Introduction

Stream Schema is a way to specify the data structure of the stream. It is used to define the schema of the data that will be processed by the Blink service. Stream schema is defined in the configuration file of the Blink service.

It’s important to undestand that defining the correct schema is crucial. Blink uses schema to efficiently parse the data and pass it to the processors.

Schema stages

  1. Schema definition: The schema is defined in the configuration file of the Blink service. The schema is defined in the source section of the configuration file.

  2. Schema evolution: The schema defined for the source may evolve as you add more processors that can remove some columns, add new columns, or change the data type of the columns. Blink supports schema evolution and will automatically adjust the schema as needed.

  3. Schema persistence: The schema is evolved and the output data format is known. the final version of the schema will be used to encode your data on the last stage. Blink may use the schema to generate create table statements for the destination if needed.

Schema definition

The schema is defined in the source section of the configuration file.

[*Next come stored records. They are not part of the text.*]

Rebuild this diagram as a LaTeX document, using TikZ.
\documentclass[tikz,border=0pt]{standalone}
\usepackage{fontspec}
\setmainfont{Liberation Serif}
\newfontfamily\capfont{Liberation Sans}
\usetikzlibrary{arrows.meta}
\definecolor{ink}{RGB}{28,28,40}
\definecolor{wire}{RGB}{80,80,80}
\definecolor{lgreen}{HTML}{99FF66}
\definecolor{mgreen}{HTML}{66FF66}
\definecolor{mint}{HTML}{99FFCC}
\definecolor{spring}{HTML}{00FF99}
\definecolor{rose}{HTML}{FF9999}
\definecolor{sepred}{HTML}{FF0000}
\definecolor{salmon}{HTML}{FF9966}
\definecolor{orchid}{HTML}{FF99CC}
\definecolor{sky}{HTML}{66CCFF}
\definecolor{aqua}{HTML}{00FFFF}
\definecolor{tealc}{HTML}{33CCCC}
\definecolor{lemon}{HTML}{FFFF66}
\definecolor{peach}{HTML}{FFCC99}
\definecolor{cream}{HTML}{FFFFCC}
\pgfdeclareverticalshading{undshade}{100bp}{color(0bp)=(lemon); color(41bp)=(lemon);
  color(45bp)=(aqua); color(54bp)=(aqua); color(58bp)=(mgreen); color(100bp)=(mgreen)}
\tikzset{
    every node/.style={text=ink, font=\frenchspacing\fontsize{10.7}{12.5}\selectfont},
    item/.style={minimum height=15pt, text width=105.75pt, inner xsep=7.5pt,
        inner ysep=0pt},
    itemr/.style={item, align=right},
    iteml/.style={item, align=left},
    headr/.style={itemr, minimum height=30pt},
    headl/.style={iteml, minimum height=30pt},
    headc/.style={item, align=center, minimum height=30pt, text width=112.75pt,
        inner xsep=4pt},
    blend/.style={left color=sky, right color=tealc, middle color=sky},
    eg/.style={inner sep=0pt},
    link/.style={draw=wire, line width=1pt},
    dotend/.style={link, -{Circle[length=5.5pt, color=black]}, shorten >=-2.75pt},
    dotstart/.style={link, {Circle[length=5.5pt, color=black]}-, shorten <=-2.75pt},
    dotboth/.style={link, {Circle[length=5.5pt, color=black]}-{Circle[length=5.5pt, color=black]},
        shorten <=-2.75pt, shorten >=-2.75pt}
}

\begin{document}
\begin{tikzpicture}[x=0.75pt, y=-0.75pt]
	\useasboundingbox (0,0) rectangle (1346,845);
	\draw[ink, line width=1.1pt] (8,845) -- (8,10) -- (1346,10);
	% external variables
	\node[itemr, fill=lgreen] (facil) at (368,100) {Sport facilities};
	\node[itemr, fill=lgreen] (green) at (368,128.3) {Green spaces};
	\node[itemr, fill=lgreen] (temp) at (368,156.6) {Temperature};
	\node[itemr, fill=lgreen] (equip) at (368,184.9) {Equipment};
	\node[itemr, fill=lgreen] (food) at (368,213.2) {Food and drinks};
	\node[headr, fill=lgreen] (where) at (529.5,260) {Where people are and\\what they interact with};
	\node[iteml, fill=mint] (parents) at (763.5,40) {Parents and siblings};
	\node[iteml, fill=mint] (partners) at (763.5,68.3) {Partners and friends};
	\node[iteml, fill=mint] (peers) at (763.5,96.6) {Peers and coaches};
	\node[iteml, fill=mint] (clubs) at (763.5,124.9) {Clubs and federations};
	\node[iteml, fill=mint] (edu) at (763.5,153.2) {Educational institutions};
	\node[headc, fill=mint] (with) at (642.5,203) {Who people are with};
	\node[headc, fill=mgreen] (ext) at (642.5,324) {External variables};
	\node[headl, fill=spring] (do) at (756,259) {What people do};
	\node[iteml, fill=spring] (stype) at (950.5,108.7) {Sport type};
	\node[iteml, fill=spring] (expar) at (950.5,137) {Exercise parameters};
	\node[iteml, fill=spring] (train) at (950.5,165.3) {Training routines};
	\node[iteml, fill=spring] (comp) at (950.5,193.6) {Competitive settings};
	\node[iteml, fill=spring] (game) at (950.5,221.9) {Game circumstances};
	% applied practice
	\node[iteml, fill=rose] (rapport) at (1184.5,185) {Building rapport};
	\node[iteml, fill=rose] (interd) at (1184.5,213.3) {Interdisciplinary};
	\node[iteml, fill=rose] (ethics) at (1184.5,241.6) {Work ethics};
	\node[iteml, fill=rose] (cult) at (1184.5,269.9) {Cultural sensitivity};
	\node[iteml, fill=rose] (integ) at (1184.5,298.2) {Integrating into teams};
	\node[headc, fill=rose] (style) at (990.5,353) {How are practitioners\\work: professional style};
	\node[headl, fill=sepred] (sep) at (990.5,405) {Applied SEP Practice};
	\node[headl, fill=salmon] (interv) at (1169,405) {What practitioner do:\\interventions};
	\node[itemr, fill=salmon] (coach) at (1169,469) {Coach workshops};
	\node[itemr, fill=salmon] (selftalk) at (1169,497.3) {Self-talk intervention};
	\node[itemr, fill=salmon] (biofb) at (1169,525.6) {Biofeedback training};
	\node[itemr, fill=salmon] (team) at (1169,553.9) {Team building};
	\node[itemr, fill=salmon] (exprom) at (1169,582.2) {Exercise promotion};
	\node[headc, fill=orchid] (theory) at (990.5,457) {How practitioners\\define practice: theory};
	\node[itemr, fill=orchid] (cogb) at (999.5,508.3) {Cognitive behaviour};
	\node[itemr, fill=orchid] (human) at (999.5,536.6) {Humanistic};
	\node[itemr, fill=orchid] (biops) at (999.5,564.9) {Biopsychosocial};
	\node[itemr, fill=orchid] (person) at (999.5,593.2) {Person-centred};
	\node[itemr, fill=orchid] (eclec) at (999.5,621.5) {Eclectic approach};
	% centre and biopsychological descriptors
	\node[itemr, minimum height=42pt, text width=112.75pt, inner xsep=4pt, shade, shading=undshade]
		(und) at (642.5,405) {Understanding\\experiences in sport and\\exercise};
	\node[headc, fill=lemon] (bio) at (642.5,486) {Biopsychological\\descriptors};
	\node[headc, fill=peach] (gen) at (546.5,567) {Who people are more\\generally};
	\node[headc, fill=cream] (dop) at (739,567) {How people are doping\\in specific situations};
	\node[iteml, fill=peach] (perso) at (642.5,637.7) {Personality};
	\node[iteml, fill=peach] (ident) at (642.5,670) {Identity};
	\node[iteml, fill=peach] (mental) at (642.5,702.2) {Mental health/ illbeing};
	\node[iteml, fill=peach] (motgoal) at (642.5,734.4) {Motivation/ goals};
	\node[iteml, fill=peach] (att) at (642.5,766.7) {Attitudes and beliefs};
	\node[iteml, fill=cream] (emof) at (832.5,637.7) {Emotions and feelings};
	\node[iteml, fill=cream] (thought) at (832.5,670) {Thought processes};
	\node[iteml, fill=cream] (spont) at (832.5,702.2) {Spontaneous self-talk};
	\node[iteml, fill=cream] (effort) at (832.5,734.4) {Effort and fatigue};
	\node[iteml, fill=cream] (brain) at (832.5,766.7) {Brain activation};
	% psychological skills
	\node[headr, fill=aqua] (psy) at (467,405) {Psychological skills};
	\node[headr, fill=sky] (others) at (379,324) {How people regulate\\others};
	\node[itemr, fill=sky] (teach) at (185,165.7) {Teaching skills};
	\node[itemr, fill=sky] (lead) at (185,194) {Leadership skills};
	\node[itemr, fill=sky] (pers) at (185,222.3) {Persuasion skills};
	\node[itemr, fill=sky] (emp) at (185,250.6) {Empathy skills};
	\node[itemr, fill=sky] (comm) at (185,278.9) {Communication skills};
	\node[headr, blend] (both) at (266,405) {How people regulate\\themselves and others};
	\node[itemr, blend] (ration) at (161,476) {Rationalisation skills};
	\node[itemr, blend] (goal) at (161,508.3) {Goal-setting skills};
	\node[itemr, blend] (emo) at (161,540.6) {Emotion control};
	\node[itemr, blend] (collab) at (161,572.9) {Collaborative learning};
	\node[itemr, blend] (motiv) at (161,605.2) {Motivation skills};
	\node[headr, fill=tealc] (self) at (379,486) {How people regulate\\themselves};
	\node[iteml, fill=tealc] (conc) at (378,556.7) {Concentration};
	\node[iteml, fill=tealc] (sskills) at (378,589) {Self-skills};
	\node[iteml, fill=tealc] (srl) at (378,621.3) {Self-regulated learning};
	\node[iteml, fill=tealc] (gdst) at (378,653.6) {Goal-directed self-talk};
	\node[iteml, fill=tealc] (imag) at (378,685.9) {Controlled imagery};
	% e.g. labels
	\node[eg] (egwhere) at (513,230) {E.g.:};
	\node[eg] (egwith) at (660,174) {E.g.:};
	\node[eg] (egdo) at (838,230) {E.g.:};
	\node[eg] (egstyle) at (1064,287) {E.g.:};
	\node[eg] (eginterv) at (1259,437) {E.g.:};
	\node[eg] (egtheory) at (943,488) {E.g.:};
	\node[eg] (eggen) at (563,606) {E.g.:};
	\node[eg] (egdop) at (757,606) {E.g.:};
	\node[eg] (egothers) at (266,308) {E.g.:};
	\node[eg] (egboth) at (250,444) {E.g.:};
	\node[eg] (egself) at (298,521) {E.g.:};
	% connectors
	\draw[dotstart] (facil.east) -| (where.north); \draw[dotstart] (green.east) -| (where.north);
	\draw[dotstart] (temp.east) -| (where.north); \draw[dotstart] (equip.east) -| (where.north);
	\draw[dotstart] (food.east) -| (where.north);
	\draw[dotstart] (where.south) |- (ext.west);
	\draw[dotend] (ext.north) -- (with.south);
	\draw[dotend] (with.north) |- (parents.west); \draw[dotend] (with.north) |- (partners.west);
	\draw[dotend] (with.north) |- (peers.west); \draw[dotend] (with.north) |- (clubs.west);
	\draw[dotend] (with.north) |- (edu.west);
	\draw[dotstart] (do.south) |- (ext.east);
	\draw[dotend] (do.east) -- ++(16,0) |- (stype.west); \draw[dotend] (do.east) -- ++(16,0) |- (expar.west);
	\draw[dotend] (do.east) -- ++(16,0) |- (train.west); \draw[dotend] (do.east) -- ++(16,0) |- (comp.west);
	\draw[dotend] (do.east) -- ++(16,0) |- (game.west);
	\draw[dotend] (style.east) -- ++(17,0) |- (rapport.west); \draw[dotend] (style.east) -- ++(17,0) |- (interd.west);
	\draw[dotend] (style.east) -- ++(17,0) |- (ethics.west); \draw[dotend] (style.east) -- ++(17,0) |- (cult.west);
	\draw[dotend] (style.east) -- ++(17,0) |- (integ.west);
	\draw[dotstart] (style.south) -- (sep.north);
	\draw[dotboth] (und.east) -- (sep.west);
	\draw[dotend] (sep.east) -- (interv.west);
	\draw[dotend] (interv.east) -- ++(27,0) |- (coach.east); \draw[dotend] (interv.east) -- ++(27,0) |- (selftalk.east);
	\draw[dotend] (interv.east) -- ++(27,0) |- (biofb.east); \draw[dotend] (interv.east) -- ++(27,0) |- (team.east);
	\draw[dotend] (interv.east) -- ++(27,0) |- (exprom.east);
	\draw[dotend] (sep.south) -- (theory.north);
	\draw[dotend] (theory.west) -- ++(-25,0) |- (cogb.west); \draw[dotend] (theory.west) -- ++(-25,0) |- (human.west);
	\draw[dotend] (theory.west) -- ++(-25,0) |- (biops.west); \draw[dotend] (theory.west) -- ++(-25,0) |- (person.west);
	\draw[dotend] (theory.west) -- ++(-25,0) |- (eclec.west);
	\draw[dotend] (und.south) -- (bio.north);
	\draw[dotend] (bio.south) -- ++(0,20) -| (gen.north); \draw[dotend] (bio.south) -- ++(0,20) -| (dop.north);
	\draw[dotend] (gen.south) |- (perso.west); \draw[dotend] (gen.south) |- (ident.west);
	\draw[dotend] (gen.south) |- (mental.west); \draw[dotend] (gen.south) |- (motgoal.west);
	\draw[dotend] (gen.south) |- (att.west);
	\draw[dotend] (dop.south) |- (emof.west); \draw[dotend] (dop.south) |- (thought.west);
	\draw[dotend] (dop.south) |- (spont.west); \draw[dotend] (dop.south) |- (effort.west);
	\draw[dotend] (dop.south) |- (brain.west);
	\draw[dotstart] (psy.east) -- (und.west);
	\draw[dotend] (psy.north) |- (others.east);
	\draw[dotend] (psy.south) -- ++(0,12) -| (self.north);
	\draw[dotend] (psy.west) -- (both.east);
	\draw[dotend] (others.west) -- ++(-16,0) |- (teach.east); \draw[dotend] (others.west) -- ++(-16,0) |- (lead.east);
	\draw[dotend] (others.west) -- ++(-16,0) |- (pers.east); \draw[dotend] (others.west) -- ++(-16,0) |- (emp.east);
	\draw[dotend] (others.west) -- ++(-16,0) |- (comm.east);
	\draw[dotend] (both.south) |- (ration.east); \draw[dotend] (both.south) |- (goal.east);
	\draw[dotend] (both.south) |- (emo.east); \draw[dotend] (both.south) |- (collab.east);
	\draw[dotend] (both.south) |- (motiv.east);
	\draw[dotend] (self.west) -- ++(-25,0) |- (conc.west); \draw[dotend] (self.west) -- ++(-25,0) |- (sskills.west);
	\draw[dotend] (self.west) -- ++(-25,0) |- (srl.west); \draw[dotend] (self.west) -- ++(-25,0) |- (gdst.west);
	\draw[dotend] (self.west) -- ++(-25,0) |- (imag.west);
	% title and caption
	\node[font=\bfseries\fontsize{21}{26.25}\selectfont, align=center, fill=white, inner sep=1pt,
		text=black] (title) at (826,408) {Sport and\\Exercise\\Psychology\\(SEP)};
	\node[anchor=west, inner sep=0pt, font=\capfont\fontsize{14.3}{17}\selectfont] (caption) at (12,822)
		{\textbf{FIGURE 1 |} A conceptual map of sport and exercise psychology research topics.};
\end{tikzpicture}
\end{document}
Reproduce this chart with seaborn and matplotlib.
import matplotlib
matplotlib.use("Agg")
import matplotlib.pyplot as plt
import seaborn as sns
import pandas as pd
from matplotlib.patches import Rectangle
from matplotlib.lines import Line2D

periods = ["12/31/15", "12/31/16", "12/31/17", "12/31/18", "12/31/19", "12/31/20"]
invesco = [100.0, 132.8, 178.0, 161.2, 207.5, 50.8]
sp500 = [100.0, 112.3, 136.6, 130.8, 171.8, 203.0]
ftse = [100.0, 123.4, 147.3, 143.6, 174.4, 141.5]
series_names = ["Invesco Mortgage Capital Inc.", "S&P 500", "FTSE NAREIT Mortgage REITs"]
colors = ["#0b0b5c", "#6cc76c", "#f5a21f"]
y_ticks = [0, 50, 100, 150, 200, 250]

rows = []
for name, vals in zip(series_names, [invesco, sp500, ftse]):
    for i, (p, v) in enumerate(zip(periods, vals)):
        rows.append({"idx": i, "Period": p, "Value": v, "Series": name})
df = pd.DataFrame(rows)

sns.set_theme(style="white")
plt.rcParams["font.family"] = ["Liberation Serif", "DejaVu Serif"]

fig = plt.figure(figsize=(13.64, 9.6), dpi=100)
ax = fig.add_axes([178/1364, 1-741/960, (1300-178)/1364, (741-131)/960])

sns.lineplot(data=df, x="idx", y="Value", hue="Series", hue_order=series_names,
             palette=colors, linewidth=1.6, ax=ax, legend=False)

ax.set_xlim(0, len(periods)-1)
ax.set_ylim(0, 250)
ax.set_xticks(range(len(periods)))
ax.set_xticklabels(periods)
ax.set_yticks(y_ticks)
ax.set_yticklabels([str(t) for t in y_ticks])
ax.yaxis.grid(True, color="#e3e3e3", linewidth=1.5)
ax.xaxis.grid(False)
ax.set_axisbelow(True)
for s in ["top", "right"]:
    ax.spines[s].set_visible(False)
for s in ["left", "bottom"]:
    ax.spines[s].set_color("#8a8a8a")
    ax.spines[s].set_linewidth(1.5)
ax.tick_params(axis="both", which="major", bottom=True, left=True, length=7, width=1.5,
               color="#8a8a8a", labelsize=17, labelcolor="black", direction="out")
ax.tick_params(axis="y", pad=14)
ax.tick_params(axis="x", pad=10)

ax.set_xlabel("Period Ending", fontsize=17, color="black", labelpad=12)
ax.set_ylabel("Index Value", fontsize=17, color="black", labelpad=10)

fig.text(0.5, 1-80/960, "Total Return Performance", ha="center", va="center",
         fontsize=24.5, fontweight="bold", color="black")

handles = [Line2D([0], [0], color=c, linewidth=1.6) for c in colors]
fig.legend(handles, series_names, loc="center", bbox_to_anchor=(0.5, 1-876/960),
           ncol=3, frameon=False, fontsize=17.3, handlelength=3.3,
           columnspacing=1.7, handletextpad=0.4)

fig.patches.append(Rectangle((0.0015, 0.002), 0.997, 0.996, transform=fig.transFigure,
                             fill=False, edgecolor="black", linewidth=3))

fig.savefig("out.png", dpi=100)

Here is an example of how to define the schema in the configuration file (this is partial config file. It doesn’t contain all the properties):

source:
  driver: playground
  config:
    data_type: market
    publish_interval: 1
    historical_batch: false
  stream_schema:
    - stream: market
      columns:
        - name: company
          nativeConnectorType: String
          databrewType: String
          nullable: false
          pk: false
        - name: currency
          nativeConnectorType: String
          databrewType: String
          nullable: false
          pk: false

Schema properties

Let’s take a look at the properties of the schema. Schema contains an array of streams. Each stream represents a table in the source database or a topic in the source message broker.

For example for AirTable source each stream represents a table in the AirTable database.

source.stream_schema.stream
string

Name of the stream. You can refference this stream in the processors.

source.stream_schema.columns[0]
Column object

Column object represents a property of the stream. It may be mapped to database column or a field in the message.